Pour l’Anthropologue, c’est le tout premier ouvrage qui jette un regard global sur les marchés des médicaments du point de vue de la politique, de la régulation, de la distribution, de la consommation et de l’utilisation des médicaments dans les pays du Sud. « C’est un outil de travail pour régler le problème de médicament qui est régulation, qualité, accessibilité à nos populations ».
«Le médicament une marchandise certes, mais pas comme les autres » rappela Dr Baxerres qui pour conclure fait quelques recommandations qui consistent à : «Réfléchir à reprendre le contrôle du marché pharmaceutique ; Elaborer des standards officiels pour une qualité essentielles ; Equilibrer la dynamique de l’offre et le contrôle professionnels sur la distribution des médicaments et enfin offrir une place de choix aux consommateurs et à la société civile ».
En termes de perspectives, Prof Kpatchavi souhaite que cette démarche scientifique soit répliquée à d’autres pathologies que le paludisme ; surtout qu’il existe aujourd’hui des pathologies émergentes.
Lancement et Dédicace
Publié par les Editions « Un éditeur pour le développement« le livre « Des marchés pharmaceutiques en mutation dans les Suds : Entre régulations locales et globales » a été officiellement lancé par le Prof Placide Clédjo, Directeur de l’Ecole Doctorale Pluridisciplinaire, Espace Culture et Développement (EDP/ECD) de l’Université d’Abomey-Calavi.
Saluant les différents chercheurs, spécialistes de hauts rangs, Etudiants, agents de développement, partenaires nationaux et internationaux, Responsables d’Ongs et de Bureaux, Collectivités locales, agents de services déconcentrés de l’Etat, Prof Clédjo adresse un sincère satisfecit à toute l’équipe d’Anthropologue béninois qui ont contribué à la rédaction de l’ouvrage : Prof Roch Houngnihin ; Prof Adolphe Kpatchavi ; Dr Carine Baxerres, pour ne citer que ceux-là.
«Le médicament est apparait aujourd’hui comme l’un des dispositifs-santé de nos systèmes santé.
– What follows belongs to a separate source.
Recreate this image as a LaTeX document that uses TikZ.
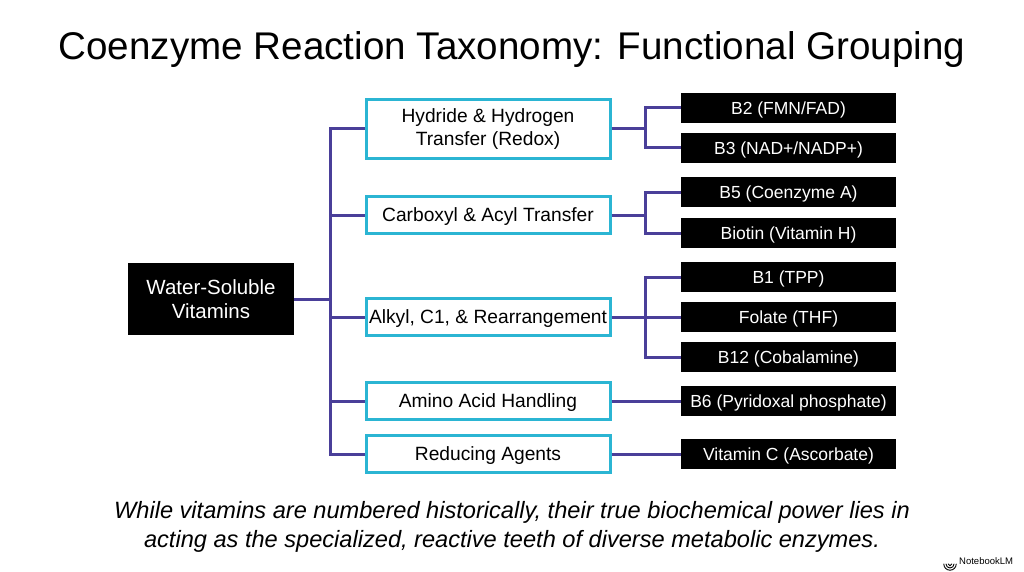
\documentclass[tikz,border=0pt]{standalone}
\usepackage{fontspec}
\setmainfont{Liberation Sans}
\usetikzlibrary{positioning}
\definecolor{link}{HTML}{4A3F99}
\definecolor{cyanb}{HTML}{2BB5D3}
\begin{document}
\begin{tikzpicture}[x=1pt,y=-1pt,
  rootbox/.style={fill=black,text=white,minimum width=166pt,minimum height=72pt,align=center,inner sep=0pt,font=\fontsize{20.5}{24}\selectfont},
  midbase/.style={draw=cyanb,line width=3pt,fill=white,minimum width=244pt,minimum height=37pt,align=center,inner sep=0pt,font=\fontsize{19.2}{23.5}\selectfont},
  midbox/.style={midbase,text height=13.8pt,text depth=0pt},
  leafbox/.style={fill=black,text=white,minimum width=215pt,minimum height=30pt,inner sep=0pt,text height=12.5pt,text depth=0pt,font=\fontsize{17.5}{20}\selectfont},
  conn/.style={draw=link,line width=3pt},
]
\useasboundingbox (0,0) rectangle (1024,572);
\fill[white] (0,0) rectangle (1024,572);

\node (title) at (512,50) {\fontsize{38.6}{44}\selectfont Coenzyme Reaction Taxonomy: Functional Grouping};

\node[rootbox] (root) at (211,299) {Water-Soluble\\Vitamins};

\node[midbase,minimum height=59pt] (m1) at (488,129) {Hydride \& Hydrogen\\Transfer (Redox)};
\node[midbox] (m2) at (488,215) {Carboxyl \& Acyl Transfer};
\node[midbox] (m3) at (488,317) {Alkyl, C1, \& Rearrangement};
\node[midbox] (m4) at (488,401) {Amino Acid Handling};
\node[midbox] (m5) at (488,454) {Reducing Agents};

\node[leafbox] (b2) at (788.5,108) {B2 (FMN/FAD)};
\node[leafbox] (b3) at (788.5,148) {B3 (NAD+/NADP+)};
\node[leafbox] (b5) at (788.5,192) {B5 (Coenzyme A)};
\node[leafbox] (bt) at (788.5,233) {Biotin (Vitamin H)};
\node[leafbox] (b1) at (788.5,277) {B1 (TPP)};
\node[leafbox] (fo) at (788.5,317) {Folate (THF)};
\node[leafbox] (b12) at (788.5,357) {B12 (Cobalamine)};
\node[leafbox] (b6) at (788.5,401) {B6 (Pyridoxal phosphate)};
\node[leafbox] (vc) at (788.5,454) {Vitamin C (Ascorbate)};

\coordinate (j0) at (330,299);
\coordinate (j1) at (645,129);
\coordinate (j2) at (645,215);
\coordinate (j3) at (645,317);

\draw[conn] (root.east) -- (j0);
\foreach \m in {m1,m2,m3,m4,m5} \draw[conn] (j0) |- (\m.west);
\draw[conn] (m1.east) -- (j1);
\draw[conn] (j1) |- (b2.west);
\draw[conn] (j1) |- (b3.west);
\draw[conn] (m2.east) -- (j2);
\draw[conn] (j2) |- (b5.west);
\draw[conn] (j2) |- (bt.west);
\draw[conn] (m3.east) -- (fo.west);
\draw[conn] (j3) |- (b1.west);
\draw[conn] (j3) |- (b12.west);
\draw[conn] (m4.east) -- (b6.west);
\draw[conn] (m5.east) -- (vc.west);

\node[align=center,font=\fontsize{23.6}{29.5}\selectfont\itshape] (cap) at (512,527) {While vitamins are numbered historically, their true biochemical power lies in\\acting as the specialized, reactive teeth of diverse metabolic enzymes.};

\node[anchor=base west,inner sep=0pt,font=\fontsize{9.5}{11}\selectfont] (logo) at (959,564) {NotebookLM};
\begin{scope}[line width=0.9pt,line cap=round]
\coordinate (ic) at (950,564);
\draw (ic) ++(0:1.8) arc (0:180:1.8);
\draw (ic) ++(0:4) arc (0:180:4);
\draw (ic) ++(0:6.2) arc (0:180:6.2);
\end{scope}
\end{tikzpicture}
\end{document}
Il se trouve au cœur de la relation thérapeutique. Nous sommes en face d’une invasion pharmaceutique avec des problèmes majeurs en lien avec des coûts et la maîtrise des consommations ; malgré ces aspects, le médicament reste peu étudié » indique Prof Clédjo, qui ajoute que l’ouvrage vient donc à point nommé. « Il est important de comprendre les facteurs socio-culturels sur les comportements liés à la santé, sur la prise en charge des patients pour pouvoir fournir des soins sur la santé des populations ».
Après avoir dédicacé quelques exemplaires du livre, trois structures représentant la chaîne de distribution des médicaments au Bénin ont été gratifiées. Le livre est vendu à 11.500 Fcfa.